Once he turned 50, Fleisher had a new lease on his golf life and flashed the brilliance many people expected of him all along. He registered 18 Champions Tour victories between 1999 and 2004 and was named the circuit’s Rookie and Player of the Year in 1999, when he posted seven victories. His lone senior major was the 2001 U.S. Senior Open at Salem Country Club in Peabody, Mass., where he carded a final-round 68 to edge Isao Aoki and Gil Morgan by one stroke.
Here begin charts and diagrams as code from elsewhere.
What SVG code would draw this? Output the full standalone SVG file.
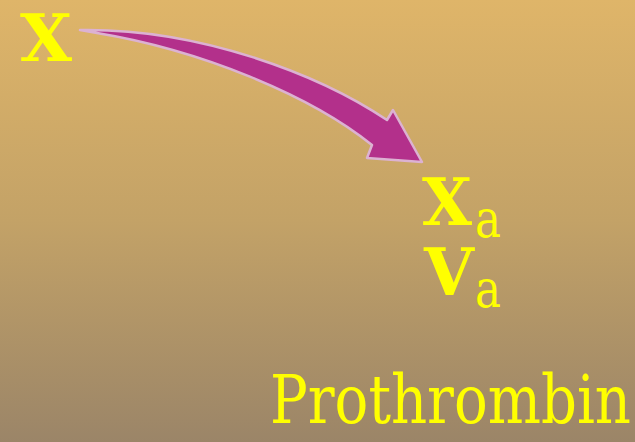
<svg xmlns="http://www.w3.org/2000/svg" width="635" height="442" viewBox="0 0 635 442">
<defs>
<linearGradient id="bg" x1="0" y1="0" x2="0" y2="1">
<stop offset="0" stop-color="#dfb569"/>
<stop offset="0.5" stop-color="#c3a267"/>
<stop offset="1" stop-color="#9b8568"/>
</linearGradient>
</defs>
<style>
text{font-family:'DejaVu Serif','Liberation Serif',serif;fill:#ffff00;}
.big{font-size:65px;}
.bold{font-weight:bold;}
.sub{font-size:52px;}
.label{font-size:57px;}
.arrow{fill:#b3308b;stroke:#dcb2d2;stroke-width:2.5;stroke-linejoin:round;}
</style>
<rect width="635" height="442" fill="url(#bg)"/>
<g id="connectors">
<path class="arrow" d="M80,30 C200,28 320,75 387,120 L393,110 L422,162 L367,158 L372,145 C310,95 200,50 97,33 Z"/>
</g>
<g id="node-x"><text class="big bold" x="20" y="61" textLength="52" lengthAdjust="spacingAndGlyphs">X</text></g>
<g id="node-xa"><text class="big bold" x="422" y="225" textLength="50" lengthAdjust="spacingAndGlyphs">X</text><text class="sub" x="475" y="237" textLength="26" lengthAdjust="spacingAndGlyphs">a</text></g>
<g id="node-va"><text class="big bold" x="424" y="295" textLength="50" lengthAdjust="spacingAndGlyphs">V</text><text class="sub" x="475" y="307" textLength="26" lengthAdjust="spacingAndGlyphs">a</text></g>
<g id="node-prothrombin"><text class="label" transform="translate(270,423) scale(1,1.18)" x="0" y="0" textLength="361" lengthAdjust="spacingAndGlyphs">Prothrombin</text></g>
</svg>
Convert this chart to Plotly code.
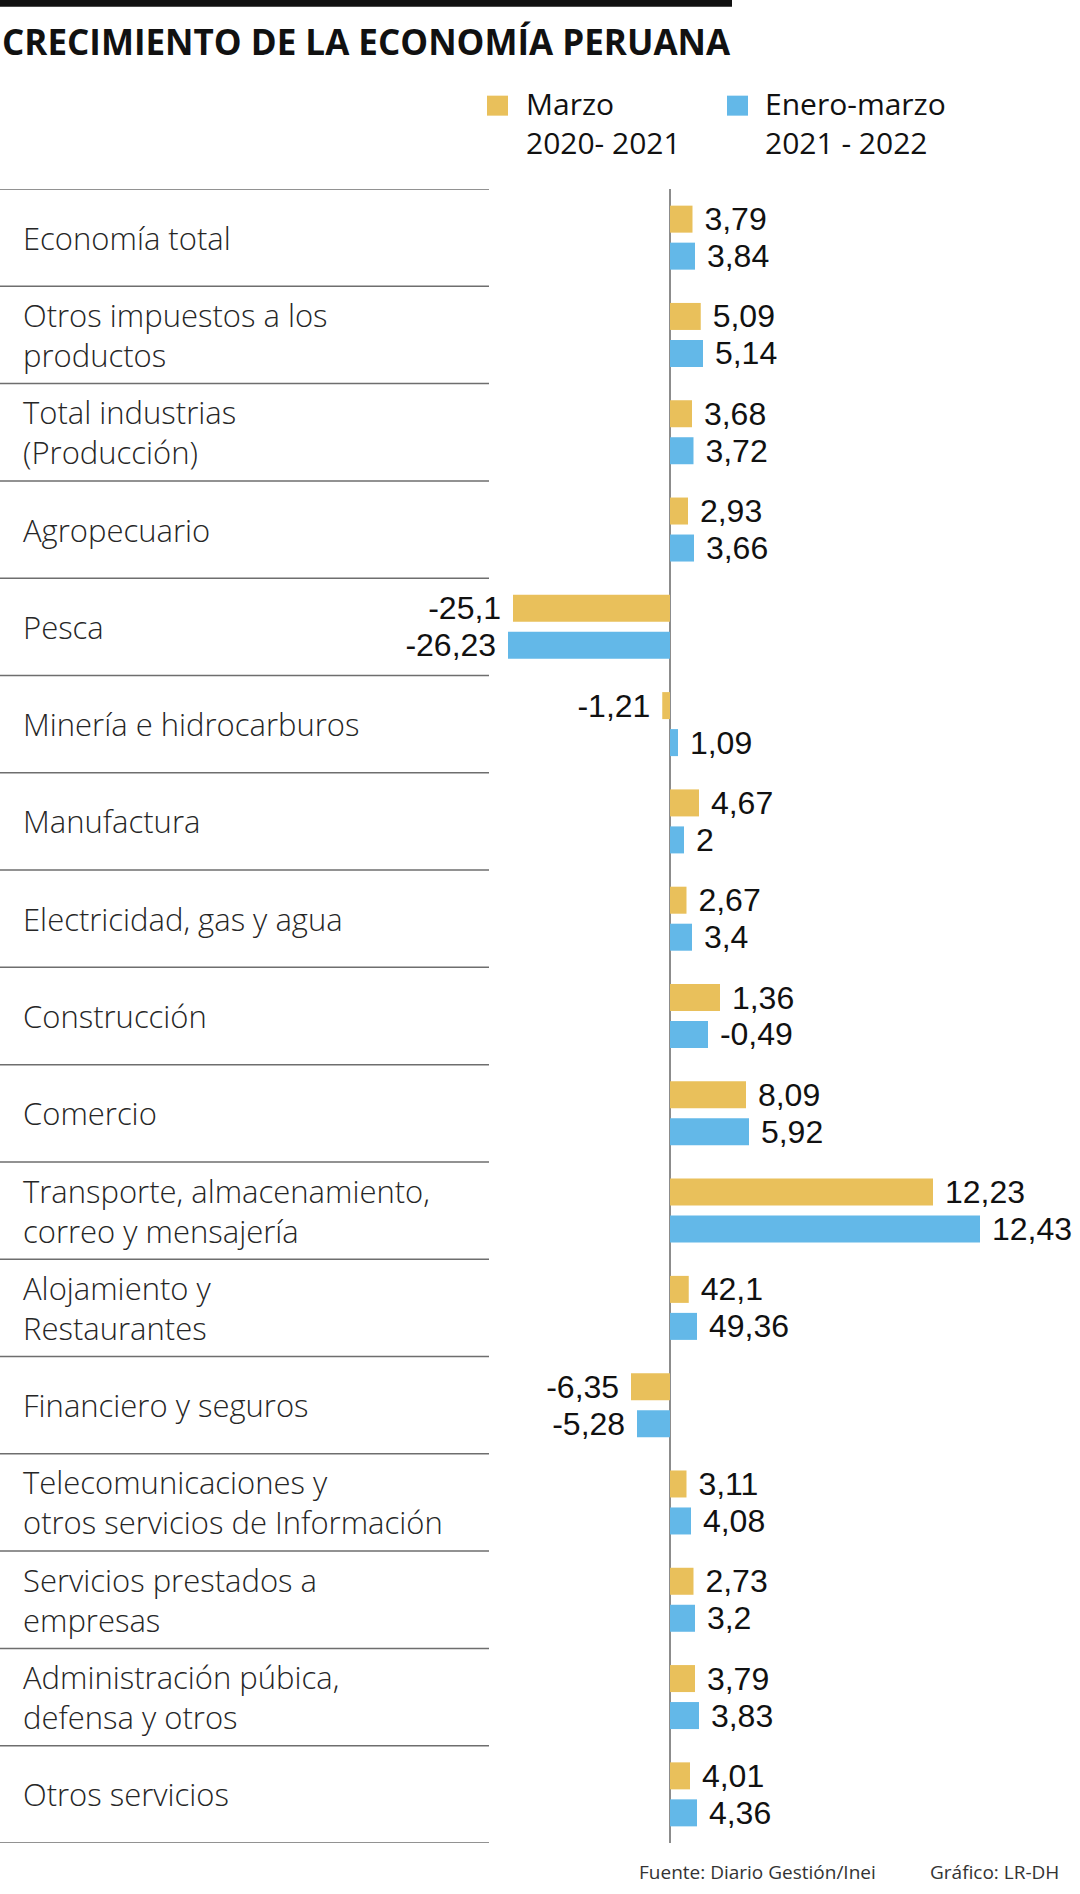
import plotly.graph_objects as go

# ---------------- data ----------------
sectores = [
    "Economía total",
    "Otros impuestos a los<br>productos",
    "Total industrias<br>(Producción)",
    "Agropecuario",
    "Pesca",
    "Minería e hidrocarburos",
    "Manufactura",
    "Electricidad, gas y agua",
    "Construcción",
    "Comercio",
    "Transporte, almacenamiento,<br>correo y mensajería",
    "Alojamiento y<br>Restaurantes",
    "Financiero y seguros",
    "Telecomunicaciones y<br>otros servicios de Información",
    "Servicios prestados a<br>empresas",
    "Administración púbica,<br>defensa y otros",
    "Otros servicios",
]

serie_marzo = "Marzo<br>2020- 2021"
serie_enero_marzo = "Enero-marzo<br>2021 - 2022"

# values printed on the chart
marzo = [3.79, 5.09, 3.68, 2.93, -25.1, -1.21, 4.67, 2.67, 1.36, 8.09,
         12.23, 42.1, -6.35, 3.11, 2.73, 3.79, 4.01]
enero_marzo = [3.84, 5.14, 3.72, 3.66, -26.23, 1.09, 2, 3.4, -0.49, 5.92,
               12.43, 49.36, -5.28, 4.08, 3.2, 3.83, 4.36]

# bar lengths as drawn in the original graphic (not proportional to labels)
largo_marzo = [0.90, 1.23, 0.88, 0.72, -6.28, -0.31, 1.16, 0.66, 2.00, 3.04,
               10.52, 0.75, -1.56, 0.66, 0.94, 1.00, 0.80]
largo_enero_marzo = [1.00, 1.32, 0.94, 0.96, -6.48, 0.32, 0.56, 0.88, 1.52, 3.16,
                     12.40, 1.08, -1.32, 0.84, 1.00, 1.16, 1.08]

titulo = "CRECIMIENTO DE LA ECONOMÍA PERUANA"
fuente = "Fuente: Diario Gestión/Inei"
credito = "Gráfico: LR-DH"

# ---------------- styling / layout ----------------
GOLD = "#E9C05B"
BLUE = "#63B8E8"
W, H = 1080, 1894
N = len(sectores)
STEP = 97.3
TOP = 238 - STEP / 2
PH = STEP * N
BOTTOM = H - TOP - PH
FONT = "Open Sans"
VFONT = "Liberation Sans"


def px(x):
    return x / W


def py(y):
    return 1 - (y - TOP) / PH


def fmt(v, largo):
    s = f"{v:g}".replace(".", ",")
    return "\u00a0" + s if largo >= 0 else s + "\u00a0"


fig = go.Figure()
for nombre, vals, largos, color in [
    (serie_marzo, marzo, largo_marzo, GOLD),
    (serie_enero_marzo, enero_marzo, largo_enero_marzo, BLUE),
]:
    fig.add_trace(go.Bar(
        y=sectores, x=largos, orientation="h", name=nombre,
        marker=dict(color=color, line=dict(width=0)),
        text=[fmt(v, l) for v, l in zip(vals, largos)],
        textposition="outside", constraintext="none", cliponaxis=False,
        outsidetextfont=dict(family=VFONT, size=32, color="#111111"),
        hoverinfo="skip",
    ))

annotations = []
shapes = []

# category labels
for s in sectores:
    annotations.append(dict(
        x=px(21), xref="paper", y=s, yref="y", text=s,
        xanchor="left", yanchor="middle", align="left", showarrow=False,
        font=dict(family=FONT, size=31, color="#262626", weight=300),
    ))

# row separators at category boundaries
for i in range(N + 1):
    shapes.append(dict(type="line", xref="paper", x0=0, x1=px(489),
                       yref="y", y0=i - 0.5, y1=i - 0.5,
                       line=dict(color="#6e6e6e", width=1.5)))

# top black rule and title
shapes.append(dict(type="rect", xref="paper", yref="paper",
                   x0=0, x1=px(732), y0=py(7), y1=py(0),
                   fillcolor="#111111", line=dict(width=0)))
annotations.append(dict(x=0, xref="paper", y=py(42), yref="paper",
                        text=titulo, xanchor="left", yanchor="middle",
                        showarrow=False,
                        font=dict(family=FONT, size=35, color="#111111", weight=700)))

# custom legend
for nombre, color, x_sq, x_tx in [(serie_marzo, GOLD, 487, 524),
                                  (serie_enero_marzo, BLUE, 727, 763)]:
    shapes.append(dict(type="rect", xref="paper", yref="paper",
                       x0=px(x_sq), x1=px(x_sq + 21), y0=py(116), y1=py(96),
                       fillcolor=color, line=dict(width=0)))
    annotations.append(dict(x=px(x_tx), xref="paper", y=py(123),
                            yref="paper", text=nombre, xanchor="left",
                            yanchor="middle", align="left", showarrow=False,
                            font=dict(family=FONT, size=30, color="#111111")))

# footer
for txt, x0 in [(fuente, 637), (credito, 928)]:
    annotations.append(dict(x=px(x0), xref="paper", y=py(1872), yref="paper",
                            text=txt, xanchor="left", yanchor="middle",
                            showarrow=False,
                            font=dict(family=FONT, size=19, color="#333333")))

fig.update_layout(
    width=W, height=H,
    margin=dict(l=0, r=0, t=TOP, b=BOTTOM, pad=0),
    paper_bgcolor="white", plot_bgcolor="white",
    barmode="group", bargap=1 - 74 / STEP, bargroupgap=0.27,
    showlegend=False,
    xaxis=dict(range=[-670 / 25, 410 / 25], showgrid=False, showticklabels=False,
               ticks="", showline=False, zeroline=True,
               zerolinecolor="#8c8c8c", zerolinewidth=2, fixedrange=True),
    yaxis=dict(type="category", categoryorder="array", categoryarray=sectores,
               range=[N - 0.5, -0.5], showgrid=False, showticklabels=False,
               ticks="", showline=False, zeroline=False, fixedrange=True),
    annotations=annotations, shapes=shapes,
    font=dict(family=FONT),
)

fig.write_html("out.html", config={"displayModeBar": False},
               post_script="document.body.style.margin='0';")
“He was like the old engine that could,” Jerry Fleisher said. “He got a second chance at the tour when he turned 50, and he was able to take advantage of it. He never gave up on himself. The older he got, the stronger he got. He played some of the best golf of his life in the few years before he turned 50 and then he was ready to go.”

Fleisher also served as the coach of the USA Team that competed in the 1989 and 2013 Maccabiah Games in Israel. He won a gold medal for the USA in that competition for Jewish athletes in 1969.

In 2017, he was inducted into the Greater Wilmington (N.C.) Sports Hall of Fame.

Fleisher is survived by his longtime wife, Wendy, his older brothers, Leslie and Jerry, his younger sister Karen, his daughter Jessica Jones and son-in-law Jason Jones, and grandson Jake.